ZOBACZ: Donald Trump powitał Andrzeja Dudę. "Jest moim wielkim przyjacielem"
- Po trzecie twierdził, że nie ma powrotu do koncepcji "biznes jak zwykle", bo Rosja jest niewiarygodnym partnerem. (...) Trzeba też dodać, że prezydent mówił o szybkiej drodze do NATO i UE. Wiadomo, że to się nie spełni - ocenił.
Miller powiedział, że prezydent Polski poleciał do Donalda Trumpa, który ma "zupełnie odmienny punkt widzenia we wszystkich tych sprawach".
Negocjacje z Rosją. "Osamotnienie Trumpa"
Z kolei Waldemar Pawlak zwrócił uwagę na sytuację prezydenta USA.

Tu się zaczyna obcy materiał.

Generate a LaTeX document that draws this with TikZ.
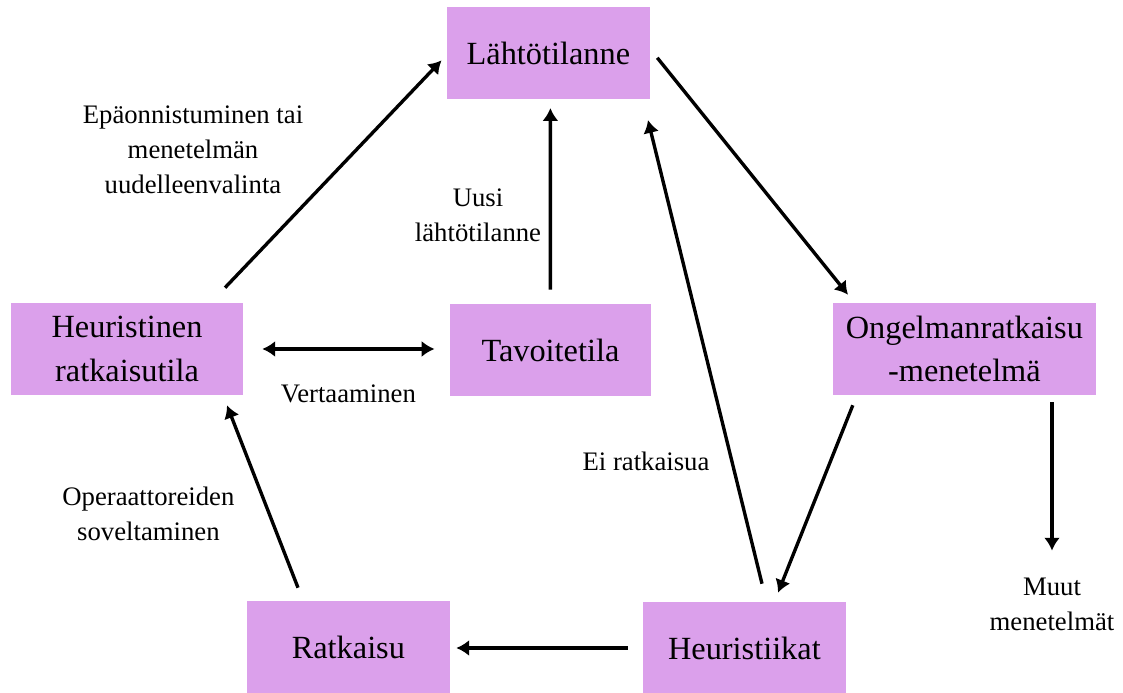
\documentclass[tikz,border=0pt]{standalone}
\usepackage{fontspec}
\setmainfont{Liberation Serif}
\usetikzlibrary{arrows.meta}
\definecolor{laventeli}{RGB}{219,160,235}
\tikzset{
	laatikko/.style={fill=laventeli, minimum height=2.3cm, inner sep=0pt, align=center, font=\fontsize{23}{31}\selectfont},
	teksti/.style={align=center, font=\fontsize{19}{25}\selectfont},
	nuoli/.style={line width=2.4pt, -{Latex[length=3.2mm,width=4mm]}},
}
\begin{document}
\begin{tikzpicture}
		\useasboundingbox (0,0) rectangle (28.075,17.325);
		% Laatikot
		\foreach \n/\x/\y/\w/\t in {lahto/13.71/15.99/5.08/{Lähtötilanne},
			tila/3.175/8.6/5.8/{Heuristinen\\ratkaisutila},
			tavoite/13.76/8.575/5.03/{Tavoitetila},
			menetelma/24.11/8.6/6.58/{Ongelmanratkaisu\\-menetelmä},
			ratkaisu/8.71/1.15/5.08/{Ratkaisu},
			heurt/18.61/1.125/5.08/{Heuristiikat}}
		\node[laatikko, minimum width=\w cm] (\n) at (\x,\y) {\t};
		% Tekstit ilman laatikkoa
		\node[teksti] (epaonn) at (4.825,13.575) {Epäonnistuminen tai\\menetelmän\\uudelleenvalinta};
		\node[teksti] (uusi) at (11.95,11.95) {Uusi\\lähtötilanne};
		\node[teksti] (vert) at (8.71,7.475) {Vertaaminen};
		\node[teksti] (oper) at (3.71,4.475) {Operaattoreiden\\soveltaminen};
		\node[teksti] (eirat) at (16.15,5.8) {Ei ratkaisua};
		\node[teksti] (muut) at (26.3,2.225) {Muut\\menetelmät};
		% Nuolet ylös Lähtötilanteeseen
		\draw[nuoli] ([xshift=2.45cm,yshift=0.375cm]tila.north) -- ([xshift=-0.125cm,yshift=-0.175cm]lahto.west);
		\draw[nuoli] ([yshift=0.35cm]tavoite.north) -- ([xshift=0.05cm,yshift=-0.21cm]lahto.south);
		\draw[nuoli] ([xshift=0.44cm,yshift=0.45cm]heurt.north) -- ([xshift=2.49cm,yshift=-0.51cm]lahto.south);
		% Nuolet oikealla
		\draw[nuoli] ([xshift=0.175cm,yshift=-0.11cm]lahto.east) -- ([xshift=-2.91cm,yshift=0.2cm]menetelma.north);
		\draw[nuoli] ([xshift=-2.79cm,yshift=-0.25cm]menetelma.south) -- ([xshift=0.84cm,yshift=0.225cm]heurt.north);
		\draw[nuoli, shorten <=0.175cm, shorten >=0.55cm] (muut.north |- menetelma.south) -- (muut.north);
		% Nuolet alhaalla ja vasemmalla
		\draw[nuoli, shorten <=0.375cm, shorten >=0.15cm] (heurt.west) -- (heurt.west -| ratkaisu.east);
		\draw[nuoli] ([xshift=-1.26cm,yshift=0.325cm]ratkaisu.north) -- ([xshift=2.5cm,yshift=-0.25cm]tila.south);
		% Vertaaminen: kaksisuuntainen
		\draw[nuoli, {Latex[length=3.2mm,width=4mm]}-{Latex[length=3.2mm,width=4mm]}, shorten <=0.475cm, shorten >=0.375cm] (tila.east) -- (tila.east -| tavoite.west);
	\end{tikzpicture}
\end{document}
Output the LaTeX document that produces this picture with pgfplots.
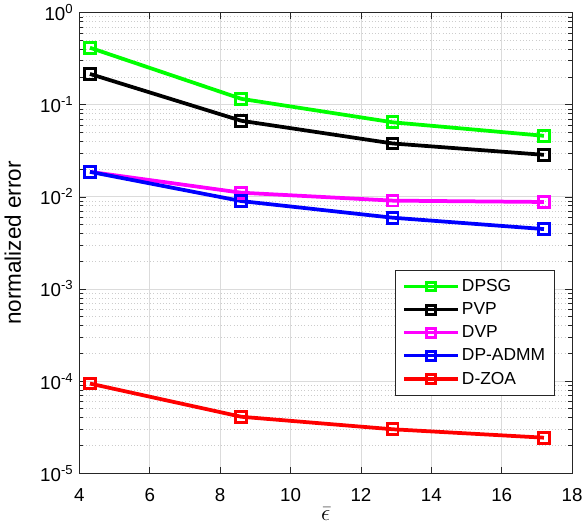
\documentclass[border=0pt]{standalone}
\usepackage{fontspec}
\setmainfont{Liberation Sans}
\usepackage{pgfplots}
\pgfplotsset{compat=1.18}
\definecolor{axgray}{gray}{0.15}
\definecolor{gridgray}{gray}{0.86}
\begin{document}
\begin{tikzpicture}
\begin{axis}[
  scale only axis,
  width=368pt, height=344pt,
  ymode=log,
  xmin=4, xmax=18, ymin=1e-5, ymax=1,
  xtick={4,6,...,18},
  ytick={1e-5,1e-4,1e-3,1e-2,1e-1,1},
  yticklabels={10\textsuperscript{-5},10\textsuperscript{-4},10\textsuperscript{-3},10\textsuperscript{-2},10\textsuperscript{-1},10\textsuperscript{0}},
  /pgf/number format/assume math mode=true,
  tick label style={font=\fontsize{14}{16}\selectfont},
  yticklabel style={xshift=-1pt},
  xticklabel style={yshift=-8pt},
  xlabel={$\bar{\epsilon}$},
  ylabel={normalized error},
  xlabel style={font=\fontsize{16}{18}\selectfont, at={(axis description cs:0.5,0)}, anchor=north, yshift=-22pt},
  ylabel style={font=\fontsize{16.8}{19}\selectfont, at={(axis description cs:-0.109,0.5)}, anchor=south},
  axis line style={axgray, line width=0.6pt},
  tick style={axgray, line width=0.5pt},
  major tick length=5pt, minor tick length=3pt,
  xmajorgrids, ymajorgrids, yminorgrids,
  major grid style={gridgray, line width=0.6pt},
  minor grid style={gray!40, dotted, line width=0.6pt},
  legend style={at={(0.965,0.168)}, anchor=south east, draw=axgray, line width=0.6pt, fill=white,
    font=\fontsize{13}{15}\selectfont, row sep=2.8pt, inner xsep=5pt, inner ysep=5pt},
  legend cell align=left,
  legend image code/.code={\draw[mark repeat=2, mark phase=2, #1, mark size=3.3pt, line width=2.4pt] plot coordinates {(0pt,0pt) (20pt,0pt) (40pt,0pt)};},
  every axis plot/.append style={line width=2.8pt, mark=square, mark size=4pt, mark options={solid, line width=2.2pt}},
]
\addplot[color={rgb,1:red,0;green,1;blue,0}] coordinates {(4.3,0.416) (8.6,0.116) (12.9,0.0645) (17.2,0.046)};
\addlegendentry{DPSG}
\addplot[color=black] coordinates {(4.3,0.216) (8.6,0.067) (12.9,0.038) (17.2,0.0286)};
\addlegendentry{PVP}
\addplot[color={rgb,1:red,1;green,0;blue,1}] coordinates {(4.3,0.0187) (8.6,0.0111) (12.9,0.0091) (17.2,0.0088)};
\addlegendentry{DVP}
\addplot[color=blue] coordinates {(4.3,0.0187) (8.6,0.0090) (12.9,0.00594) (17.2,0.00447)};
\addlegendentry{DP-ADMM}
\addplot[color=red] coordinates {(4.3,9.4e-5) (8.6,4.1e-5) (12.9,3.0e-5) (17.2,2.43e-5)};
\addlegendentry{D-ZOA}
\end{axis}
\end{tikzpicture}
\end{document}
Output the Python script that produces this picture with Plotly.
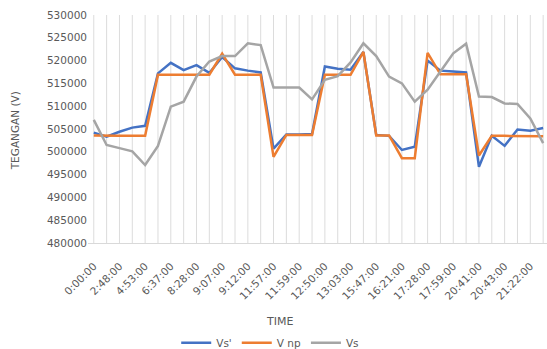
import plotly.graph_objects as go

# Sample positions along the time axis (every second one carries a label)
n_points = 36
tick_labels = ["0:00:00", "2:48:00", "4:53:00", "6:37:00", "8:28:00", "9:07:00",
               "9:12:00", "11:57:00", "11:59:00", "12:50:00", "13:03:00", "15:47:00",
               "16:21:00", "17:28:00", "17:59:00", "20:41:00", "20:43:00", "21:22:00"]

vs_prime = [504200, 503300, 504400, 505300, 505700, 517200, 519500, 517900, 519000,
            517300, 520800, 518300, 517800, 517400, 500700, 503800, 503800, 503900,
            518700, 518200, 518000, 521900, 503700, 503500, 500400, 501100, 520000,
            517800, 517600, 517400, 496700, 503500, 501300, 504900, 504600, 505200]

v_np = [503600, 503500, 503500, 503500, 503500, 516900, 516900, 516900, 516900,
        516900, 521500, 516900, 516900, 516900, 498900, 503700, 503700, 503700,
        516900, 516900, 516900, 521900, 503600, 503600, 498600, 498600, 521700,
        517000, 517000, 517000, 499200, 503500, 503500, 503500, 503500, 503400]

vs = [507000, 501500, 500800, 500100, 497100, 501300, 509900, 511000, 516500,
      519800, 521000, 521000, 523800, 523400, 514100, 514100, 514100, 511500,
      515800, 516600, 519600, 523800, 521000, 516500, 515000, 511000, 513600,
      517600, 521600, 523700, 512100, 512000, 510600, 510500, 507300, 501900]

x = list(range(n_points))
text_color = "#595959"
font_family = "DejaVu Sans"

fig = go.Figure()
for name, values, color in [("Vs'", vs_prime, "#4472C4"),
                            ("V np", v_np, "#ED7D31"),
                            ("Vs", vs, "#A5A5A5")]:
    fig.add_trace(go.Scatter(x=x, y=values, name=name, mode="lines",
                             line=dict(color=color, width=2.5)))

fig.update_layout(
    width=547, height=349,
    margin=dict(l=88, r=0, t=15, b=106),
    paper_bgcolor="white", plot_bgcolor="white",
    font=dict(family=font_family, size=10.5, color=text_color),
    showlegend=True,
    legend=dict(orientation="h", xref="container", x=0.494, xanchor="center",
                yref="container", y=0.018, yanchor="middle",
                font=dict(size=10.5, color=text_color), itemwidth=30,
                tracegroupgap=0),
    xaxis=dict(
        range=[-0.45, 35.3], automargin=False,
        tickmode="array", tickvals=x[::2], ticktext=tick_labels,
        tickangle=-45, showgrid=False, zeroline=False,
        showline=True, linecolor="#d9d9d9", linewidth=1,
        ticks="", ticklabelstandoff=12,
        tickfont=dict(size=10.5, color=text_color),
    ),
    yaxis=dict(
        range=[480000, 530000], dtick=5000, tickformat="d", automargin=False,
        showgrid=False, zeroline=False, showline=False, ticks="",
        tickfont=dict(size=10.5, color=text_color),
    ),
)

# Vertical gridlines at every sample position
for xi in x:
    fig.add_shape(type="line", xref="x", yref="y", x0=xi, x1=xi,
                  y0=480000, y1=530000, layer="below",
                  line=dict(color="#dcdcdc", width=1))

# Axis titles
fig.add_annotation(text="TIME", xref="paper", yref="paper", x=0.417, y=-0.346,
                   xanchor="center", yanchor="middle", showarrow=False,
                   font=dict(size=11, color=text_color))
fig.add_annotation(text="TEGANGAN (V)", xref="paper", yref="paper", x=-0.159, y=0.49,
                   xanchor="center", yanchor="middle", textangle=-90, showarrow=False,
                   font=dict(size=10.5, color=text_color))

fig.write_html("out.html")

- Największą słabością w relacjach amerykańsko-rosyjskich jest osamotnienie prezydenta Trumpa. Tutaj kontakty z prezydentem Polski jak i prezydentem Francji, premierem Wielkiej Brytanii mogą sprawić, że prezydent Trump wróci do roli przywódcy demokratycznego, wolnego świata, a nie samotnego wojownika, bo w relacjach z Rosją jest potrzeba duża, profesjonalna negocjacyjna umiejętność - mówił.
Jego zdaniem delegacja rosyjska w Arabii Saudyjskiej to były "stare wygi", a ze strony amerykańskiej urzędnicy, którzy dopiero objęli funkcje i nie mieli do tej pory do czynienia z takimi "zawodnikami".